Tuesday, April 12, 2005

Real ID Act a 'Mishmash of Policies'

In an editorial today, The Washington Post calls the Real ID Act a "mishmash of policies." And there are a number of Latino organizations that don't like it either. A group wrote a letter to President Bush recently stating that "comprehensive immigration reform is needed to address the root causes of undocumented immigration, to save lives along the border, and to provide U.S. employers with a legal workforce. In addition, the nation will be safer if we enforce our immigration laws fairly and provide all of our residents with due process of law."

In the Feb. 7, 2005 letter, the National Council of La Raza, League of United Latin American Citizens, Mexican American Legal Defense and Educational Fund, and National Association of Latino Elected and Appointed Officials Educational Fund expressed their "strong opposition" to the Real ID Act.

"If enacted, the (Rep.) Sensenbrenner legislation will have a profound, negative impact on Latinos and other immigrant communities. It will not make Americans safer and, in fact, may make us all less safe by driving a wedge between American communities and law enforcement."
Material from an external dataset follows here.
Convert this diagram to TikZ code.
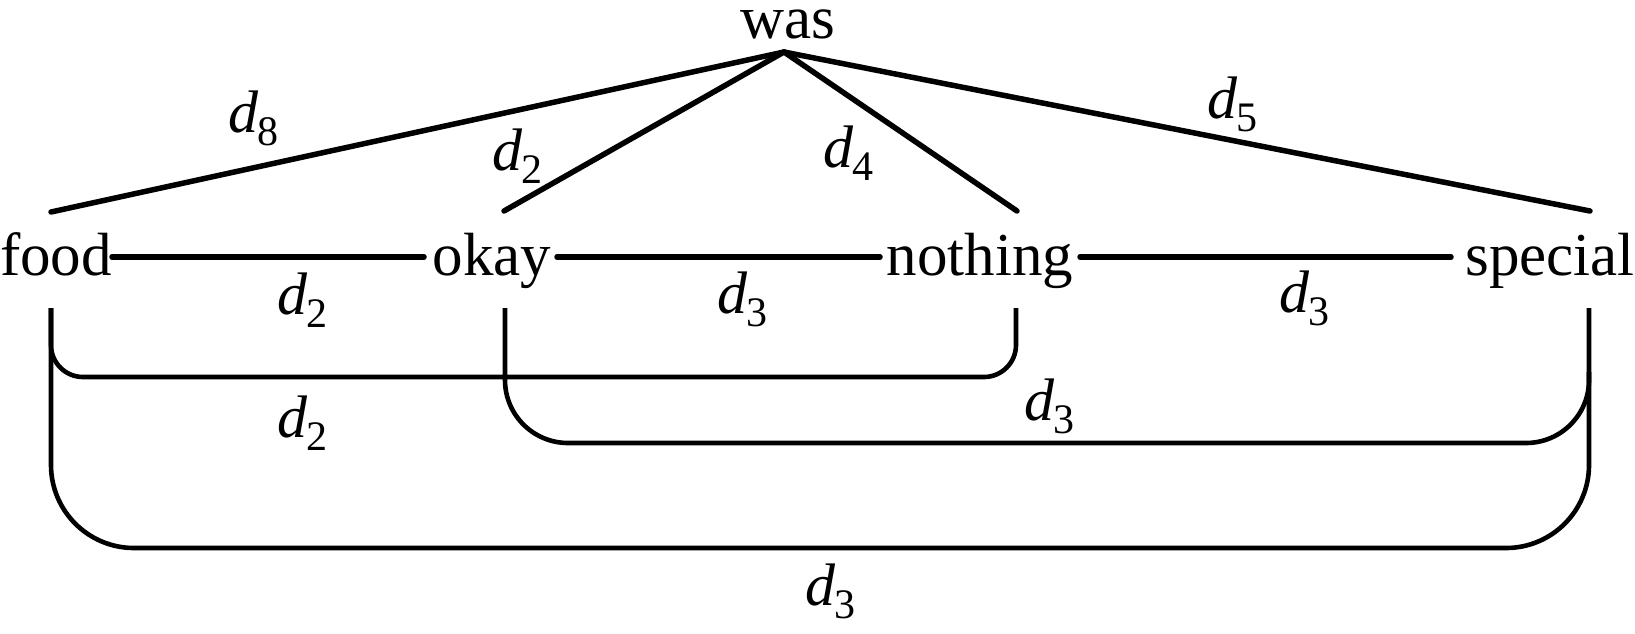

Specifically, the organizations want Bush to oppose additional federal immigrant driver's license requirements on states because there's already the Intelligence Reform and Terrorism Prevention Act of 2004 that lists standards set by the Department of Transportation (one being that documentation is required as proof of identity of an applicant).
"...such requirements would not have prevented the Sept. 11, 2001 attacks, because the 9/11 hijackers all possessed other valid documents, including passports from their home countries. We strongly believe that, by focusing on driver's license policy as a tool in America's struggle against terror, the proponents of this bill are misleading the American public as to what will advance our security interests. We believe this to be a costly, harmful mistake. Access to driver's licenses is a priority issue for the Latino community, and the ability to prove one's identity and lawfully operate a motor vehicle is crucial for all Americans. Public safety improves when all drivers are properly licensed and insured, and national security improves when individuals have valid identification documents."
The Real ID Act also calls for building fences along the U.S.-Mexico border. According to the Feb. 7 letter to Bush, the existing fence near San Diego cost about $3 million per mile to contruct.
"Numerous reports illustrate that this expenditure did not result in a reduction of undocumented migration; it has simply shifted migrants out of the San Diego area to Arizona. Apprehensions in Arizona have skyrocketed over the last decade, as have border deaths. More than 2,000 migrants have died in transit since 1997 according to the government's own statistics. Since the implementation of Operation Gatekeeper and Hold the Line, migrants have been forced to cross the border in more remote and dangerous areas, and have increasingly relied on human smugglers, causing an increase in injury and death as well as criminal activity and violence. Additionally, at a time when we need to build cooperative relationships with our hemispheric partners in order to prevent future terrorist attacks, the symbolism of establishing a fence between ourselves and our neighbors is particularly troublesome."
The Real ID Act also includes asylum-related provisions. In other words, those fleeing persecution can't seek asylum in the United States. The letter also stated: "These provisions do nothing to make us safer and do great damage to our nation's proud heritage as a place of refuge for those fleeing persecution. Furthermore, the Intelligence Reform Act of 2004 included provisions to further study the asylum process. No more changes should be made until this study is completed and Congress has had time to evaluate current law."

A quick "swoosh" of a pen isn't going to solve the country's immigration problems. Senate leaders need to make a huge pot of coffee, sit down, and debate.

After all, we are paying them a pretty good salary--aren't we?